Late last year, Mayor Bill de Blasio unveiled an updated version of his existing affordable housing agenda: to create and preserve 300,000 units of affordable housing by 2026. Stringer argues however that this plan does not meet the needs of thousands of extremely low-income New Yorkers.
Stringer’s report identifies 580,000 households across the city that pay more than half their income toward rent. About 90 percent of these households earn less than $47,000/year for a family of three. Stringer argues that only 25 percent of the city’s affordable housing program addresses the needs of these New Yorkers.
“We are in the middle of a serious housing affordability crisis in this city and we cannot let a $2 million condo become the cost of entry,” said Stringer, in a statement. “This crisis is having the greatest effect on the people who are the backbone of New York City – like home health aides, childcare workers, taxi drivers, and so many others – and we’re failing them.”
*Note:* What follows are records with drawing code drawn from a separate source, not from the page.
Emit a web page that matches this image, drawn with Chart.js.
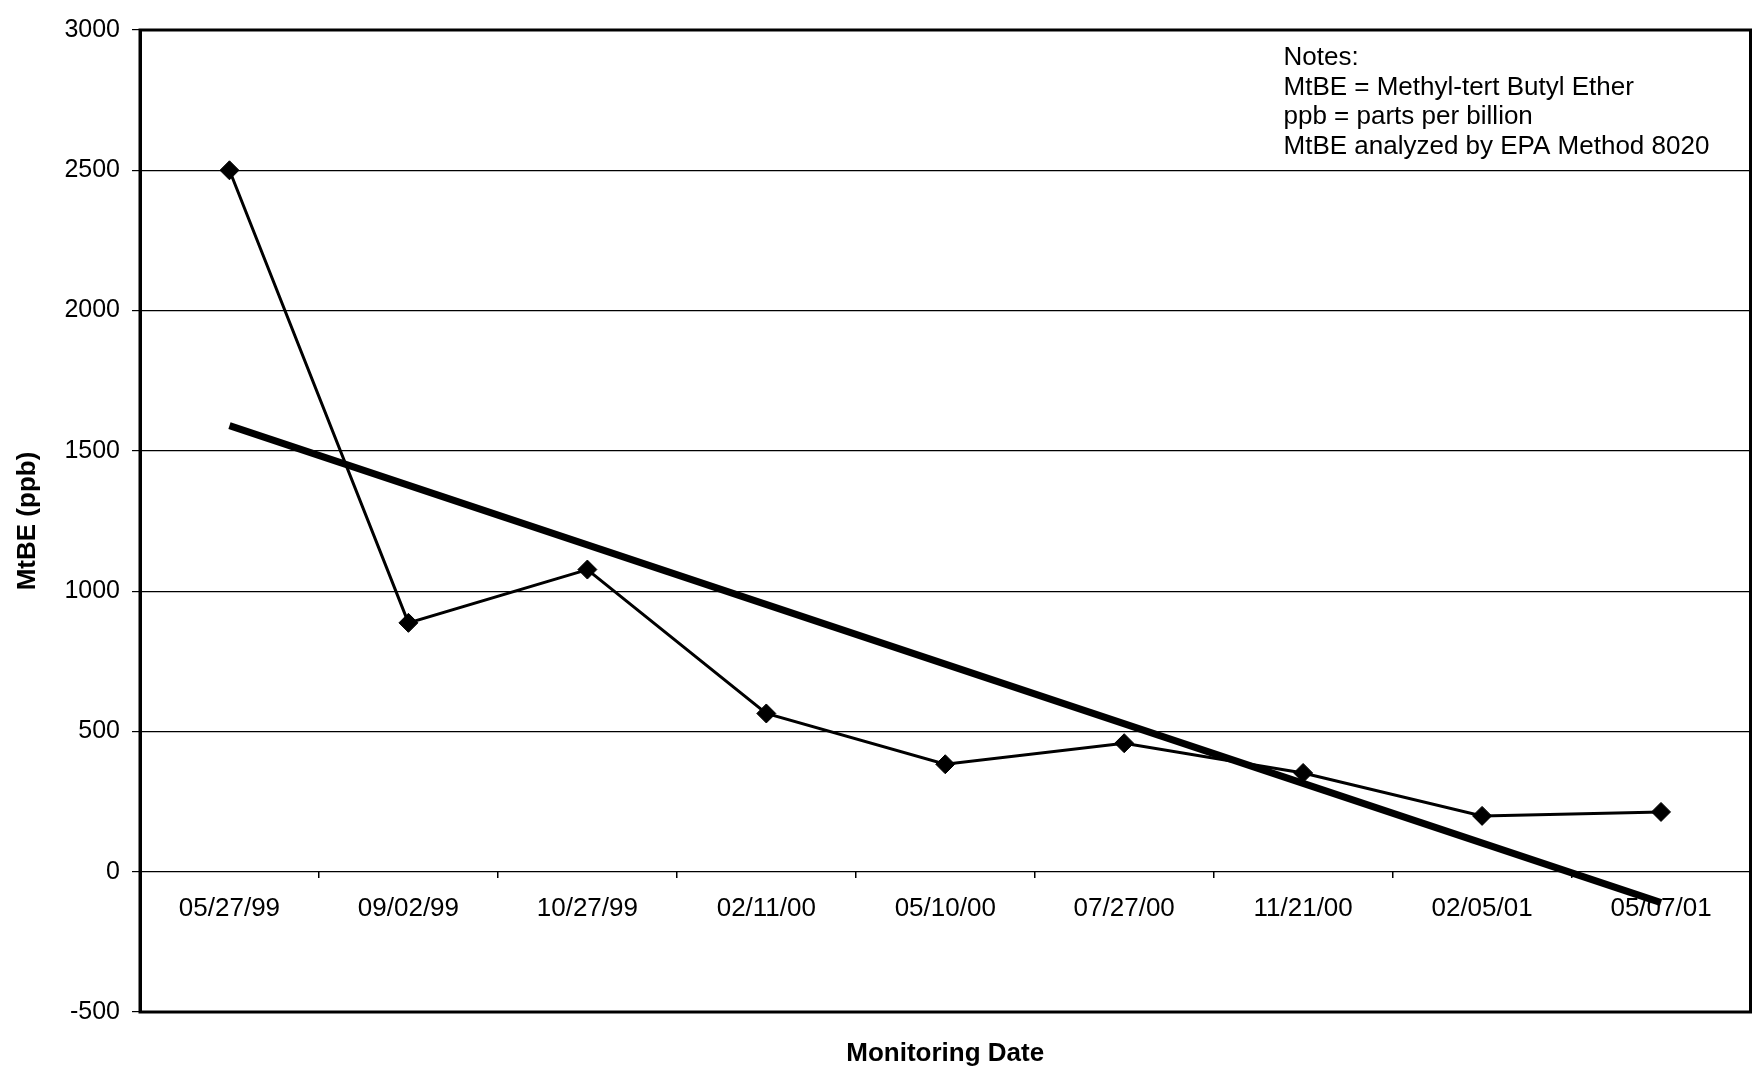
<!DOCTYPE html>
<html>
<head>
<meta charset="utf-8">
<script src="https://cdn.jsdelivr.net/npm/chart.js@4"></script>
<style>
html,body{margin:0;padding:0;background:#fff;}
#wrap{width:1761px;height:1070px;position:relative;}
</style>
</head>
<body>
<div id="wrap"><canvas id="c" width="1761" height="1070"></canvas></div>
<script>
// ---- data ----
const categories = ['05/27/99','09/02/99','10/27/99','02/11/00','05/10/00','07/27/00','11/21/00','02/05/01','05/07/01'];
const mtbeValues = [2500, 887, 1077, 564, 383, 458, 352, 199, 213];
// linear trend line: only its two end values are read; the line spans the gap
const trendValues = [1590, null, null, null, null, null, null, null, -110];
const yMin = -500;
const yMax = 3000;
const yStep = 500;
const notesLines = ['Notes:', 'MtBE = Methyl-tert Butyl Ether', 'ppb = parts per billion', 'MtBE analyzed by EPA Method 8020'];
const yAxisTitle = 'MtBE (ppb)';
const xAxisTitle = 'Monitoring Date';

const FONT = '"Liberation Sans", Arial, Helvetica, sans-serif';

const framePlugin = {
  id: 'frame',
  afterDraw(chart) {
    const {ctx, chartArea: a} = chart;
    ctx.save();
    ctx.strokeStyle = '#000';
    ctx.lineWidth = 3;
    ctx.strokeRect(a.left, a.top, a.right - a.left, a.bottom - a.top);
    ctx.font = '26px ' + FONT;
    ctx.fillStyle = '#000';
    ctx.textBaseline = 'middle';
    ctx.textAlign = 'left';
    notesLines.forEach((t, i) => ctx.fillText(t, a.right - 467, a.top + 28 + i * 29.5));
    ctx.restore();
  }
};

new Chart(document.getElementById('c'), {
  type: 'line',
  data: {
    labels: categories,
    datasets: [
      {
        label: 'MtBE',
        data: mtbeValues,
        borderColor: '#000',
        backgroundColor: '#000',
        borderWidth: 3,
        pointStyle: 'rectRot',
        pointRadius: 9.5,
        pointBorderWidth: 1,
        pointBackgroundColor: '#000',
        pointBorderColor: '#000',
        tension: 0,
        xAxisID: 'x',
        yAxisID: 'y'
      },
      {
        label: 'Trend',
        data: trendValues,
        borderColor: '#000',
        borderWidth: 7,
        pointRadius: 0,
        spanGaps: true,
        tension: 0,
        xAxisID: 'x',
        yAxisID: 'y'
      }
    ]
  },
  options: {
    responsive: false,
    animation: false,
    devicePixelRatio: 1,
    layout: { padding: { top: 30, right: 9, left: 0, bottom: 0 } },
    plugins: {
      legend: { display: false },
      tooltip: { enabled: false }
    },
    scales: {
      x: {
        type: 'category',
        position: { y: 0 },
        offset: true,
        grid: {
          display: true,
          drawOnChartArea: false,
          drawTicks: true,
          tickLength: 6,
          offset: true,
          color: '#000',
          lineWidth: 1.5
        },
        border: { display: false },
        ticks: {
          color: '#000',
          font: { family: FONT, size: 26 },
          padding: 16,
          maxRotation: 0,
          autoSkip: false
        },
        afterFit(scale) { scale.height = 0; }
      },
      x2: {
        type: 'category',
        labels: categories,
        position: 'bottom',
        grid: { display: false },
        border: { display: false },
        ticks: { display: false },
        title: {
          display: true,
          text: xAxisTitle,
          color: '#000',
          font: { family: FONT, size: 26, weight: 'bold' },
          padding: { top: 0, bottom: 1 }
        },
        afterFit(scale) { scale.height = 58; }
      },
      y: {
        type: 'linear',
        position: 'left',
        min: yMin,
        max: yMax,
        ticks: {
          stepSize: yStep,
          color: '#000',
          font: { family: FONT, size: 25 },
          padding: 12,
          callback: (v) => String(v)
        },
        grid: {
          color: '#000',
          lineWidth: 1.2,
          drawTicks: true,
          tickLength: 8,
          tickColor: '#000'
        },
        border: { display: true, color: '#000', width: 3 },
        title: {
          display: true,
          text: yAxisTitle,
          color: '#000',
          font: { family: FONT, size: 26, weight: 'bold' },
          padding: { top: 12, bottom: 0 }
        },
        afterFit(scale) { scale.width = 140; }
      }
    }
  },
  plugins: [framePlugin]
});
</script>
</body>
</html>
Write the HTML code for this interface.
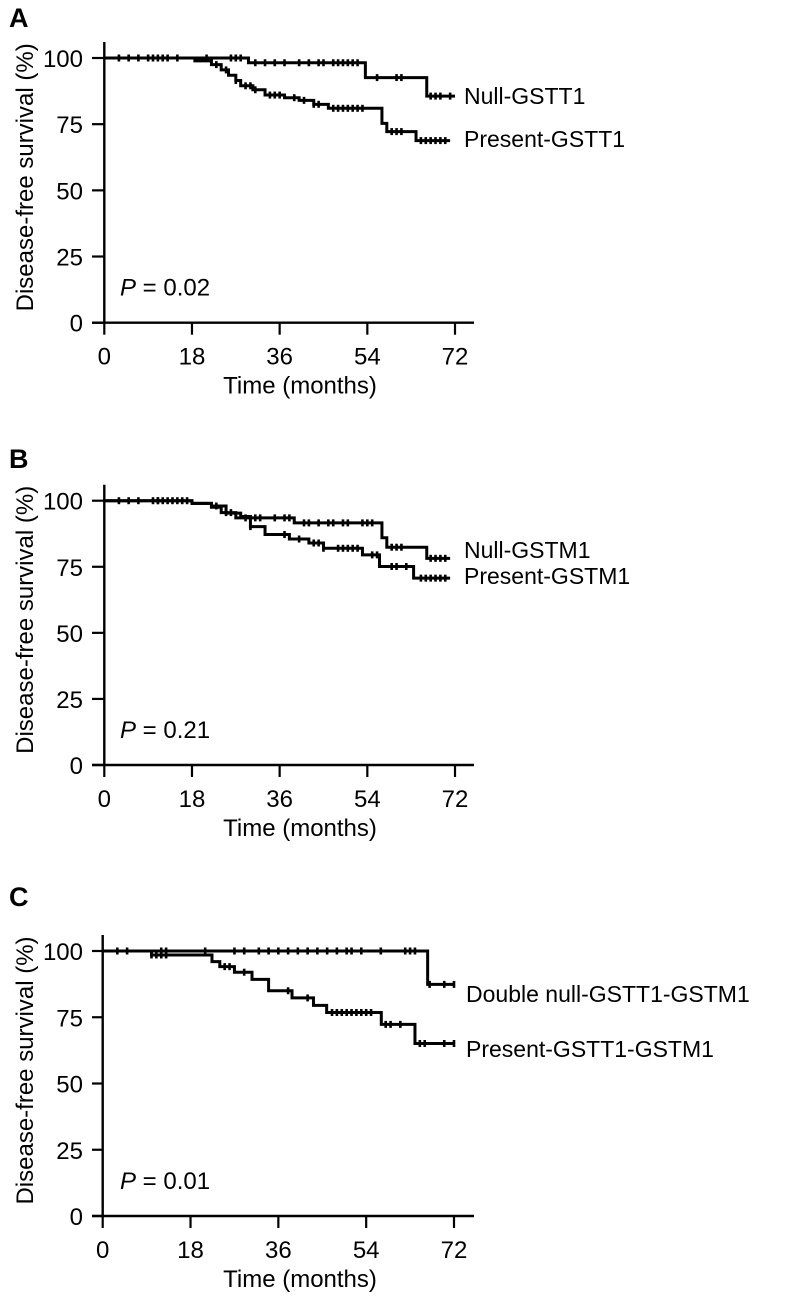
<!DOCTYPE html>
<html><head><meta charset="utf-8"><style>
html,body{margin:0;padding:0;background:#fff;}
svg{display:block;font-family:"Liberation Sans",Arial,sans-serif;}
</style></head><body>
<svg id="fig" width="791" height="1297" viewBox="0 0 791 1297"></svg>
<script>
// Panel A data
const aNullT=[0,29.6,53.6,66.2,72];
const aNullS=[100,98.2,92.6,85.6,85.6];
const aNullC=[3,5,7,11,13,15,21,26,27,28,31,33,35,37,40,42,44,45,47,48,49,50,51,52,56,60,61,67,68,69,71];
const aPresT=[0,18.6,22,24,25.5,27,28,30.5,33,37,40,43,46,57,58,64,71];
const aPresS=[100,98.9,97.5,95.5,93.5,91.5,89.5,88,86,85,84,82.5,81,75.3,72.2,68.8,68.8];
const aPresC=[9,10,12,23,25,27,29,30,31,34,35,36,39,41,43,44,47,48,49,50,51,52,53,59,60,61,65,66,67,68,69,70];
// Panel B data
const bNullT=[0,18,22,25,28,30,39,57,58,66.2,71];
const bNullS=[100,99,98,95.3,94,93.5,91.6,86,82.4,78.2,78.2];
const bNullC=[3,5,7,11,12,14,15,17,23,31,32,35,37,38,41,42,44,46,47,49,50,53,54,55,59,60,61,67,68,69,70];
const bPresT=[0,18,22,24,27,30,33,38,42,45,53,56.5,63.5,71];
const bPresS=[100,99,97.5,95.5,93.5,90.2,87.2,85.5,84,82,79.5,75.1,70.7,70.7];
const bPresC=[10,11,13,16,25,26,29,30,37,40,43,44,45,48,49,50,51,52,55,56,59,60,62,65,66,67,68,69,70];
// Panel C data
const cNullT=[0,66.6,72];
const cNullS=[100,87.4,87.4];
const cNullC=[3,5,12,13,21,27,29,32,34,36,38,40,42,44,46,48,50,51,53,57,62,63,64,67,70,72];
const cPresT=[0,10,22.4,24,27,30.6,34,38.8,43.2,45.9,57.1,64,72];
const cPresS=[100,98.5,96,94.1,92,89.3,85,82.3,79.5,76.8,72.3,65.1,65.1];
const cPresC=[10,11,12,13,25,26,29,38,42,47,48,49,50,51,52,53,54,55,58,59,61,65,66,70,72];
const xTicks=[0,18,36,54,72];
const yTicks=[0,25,50,75,100];

const NS="http://www.w3.org/2000/svg";
const svg=document.getElementById('fig');
function mk(tag,attrs,parent){const e=document.createElementNS(NS,tag);for(const k in attrs)e.setAttribute(k,attrs[k]);(parent||svg).appendChild(e);return e;}

function panel(cfg){
  const g=mk('g',{});
  
  
  const x=t=>cfg.x0+(cfg.x72-cfg.x0)*t/72;
  const y=v=>cfg.y0+(cfg.y100-cfg.y0)*v/100;
  const L=mk('text',{x:9,y:cfg.letterY,'font-size':27,'font-weight':'bold'},g);L.textContent=cfg.letter;
  
  
  const ax=mk('path',{d:`M${cfg.x0} ${cfg.y100-16}V${cfg.y0}M92 ${cfg.y0}H474`,stroke:'#000','stroke-width':2.4,fill:'none'},g);
  
  
  xTicks.forEach(t=>{
    mk('line',{x1:x(t),x2:x(t),y1:cfg.y0,y2:cfg.y0+12,stroke:'#000','stroke-width':2.2},g);
    const tx=mk('text',{x:x(t),y:cfg.y0+42,'font-size':24,'text-anchor':'middle'},g);tx.textContent=t;
    
    
  });
  yTicks.forEach(v=>{
    mk('line',{x1:92,x2:cfg.x0,y1:y(v),y2:y(v),stroke:'#000','stroke-width':2.2},g);
    const ty=mk('text',{x:83,y:y(v)+9,'font-size':24,'text-anchor':'end'},g);ty.textContent=v;
    
    
  });
  const yt=mk('text',{transform:`translate(33 ${(cfg.y0+cfg.y100)/2-13}) rotate(-90)`,'font-size':24,'text-anchor':'middle'},g);
  yt.textContent='Disease-free survival (%)';
  
  
  const xt=mk('text',{x:300,y:cfg.y0+71,'font-size':24,'text-anchor':'middle'},g);
  xt.textContent='Time (months)';
  
  
  const p=mk('text',{x:120,y:cfg.y0-27,'font-size':24},g);
  p.innerHTML='<tspan font-style="italic">P</tspan> = '+cfg.p;
  
  
  cfg.series.forEach(s=>{
    let d=`M${x(s.t[0])} ${y(s.s[0])}`;
    for(let i=1;i<s.t.length;i++){d+=`H${x(s.t[i])}V${y(s.s[i])}`;}
    const path=mk('path',{d:d,stroke:'#000','stroke-width':3,fill:'none'},g);
    
    
    s.c.forEach(ct=>{
      let v=s.s[0];for(let i=0;i<s.t.length;i++){if(s.t[i]<=ct)v=s.s[i];}
      const m=mk('line',{x1:x(ct),x2:x(ct),y1:y(v)-3.5,y2:y(v)+3.5,stroke:'#000','stroke-width':2.6},g);
      
      
    });
    const lt=mk('text',{x:s.lx,y:s.ly,'font-size':23},g);lt.textContent=s.label;
    
    
  });
}
panel({letter:'A',letterY:27,x0:104.3,x72:455,y0:322.7,y100:58,p:'0.02',series:[
  {name:'null-gstt1',t:aNullT,s:aNullS,c:aNullC,label:'Null-GSTT1',lx:464,ly:104},
  {name:'present-gstt1',t:aPresT,s:aPresS,c:aPresC,label:'Present-GSTT1',lx:464,ly:147}]});
panel({letter:'B',letterY:468,x0:104.3,x72:455,y0:765,y100:500.7,p:'0.21',series:[
  {name:'null-gstm1',t:bNullT,s:bNullS,c:bNullC,label:'Null-GSTM1',lx:464,ly:558},
  {name:'present-gstm1',t:bPresT,s:bPresS,c:bPresC,label:'Present-GSTM1',lx:464,ly:584}]});
panel({letter:'C',letterY:906,x0:102.7,x72:454,y0:1216,y100:951,p:'0.01',series:[
  {name:'double-null',t:cNullT,s:cNullS,c:cNullC,label:'Double null-GSTT1-GSTM1',lx:466,ly:1002},
  {name:'present-gstt1-gstm1',t:cPresT,s:cPresS,c:cPresC,label:'Present-GSTT1-GSTM1',lx:466,ly:1057}]});
</script>
</body></html>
The report calls for a shift in focus in the city’s affordable housing plan. Stringer notes that the city is building just as many units for middle-income families making $155,000/year as extremely low-income families making $28,000/year. The report calls for a greater focus on the latter, and very low-income families—those making less than $46,950/year.
Other suggestions in the report include repurposing the remaining 85,000 units in the first iteration of the Housing New York plan for extremely low and very low-income New Yorkers; upping the number of units set aside for homeless families in new buildings from five percent to 15 percent; and increasing the capital budget for new construction by $375 million annually.
As to how all of this will be funded, Stringer’s most prominent suggestion is eliminating the Mortgage Recording Tax. This tax applies to those who borrow to purchase or refinance homes. Stringer argues that this unfairly targets middle-class New Yorkers who have to pay this tax in addition to the Real Property Transfer Tax (RPTT). In all cash deals—which Stringer says has largely been the case for Manhattan condos and townhouses—buyers only have to pay the RPTT.
Stringer has instead proposed a single RPTT that rises as the price of the property increases. Stringer estimates that this single tax will raise $400 million annually and help fund deeply affordable housing. Stringer also reiterated his call to turn vacant, city-owned land into affordable housing.
“Our housing crisis is forcing hundreds of thousands of New Yorkers to make impossible sacrifices just to keep a roof over their heads,” said Jonathan Westin, the executive director of the nonprofit New York Communities for Change, in a statement. “The City’s current housing plan has failed low-income New Yorkers and is nothing more than a gentrification plan.”
Jane Meyer, a spokesperson for Mayor Bill de Blasio, issued the following statement to Curbed:
“Our city is in the grips of an affordability crisis, and the Mayor is confronting it head on. From creating affordable housing at record levels, to rent freezes and providing free lawyers for tenants facing eviction, this administration is fighting this crisis with every available tool – not just the housing plan being looked at by the Comptroller.”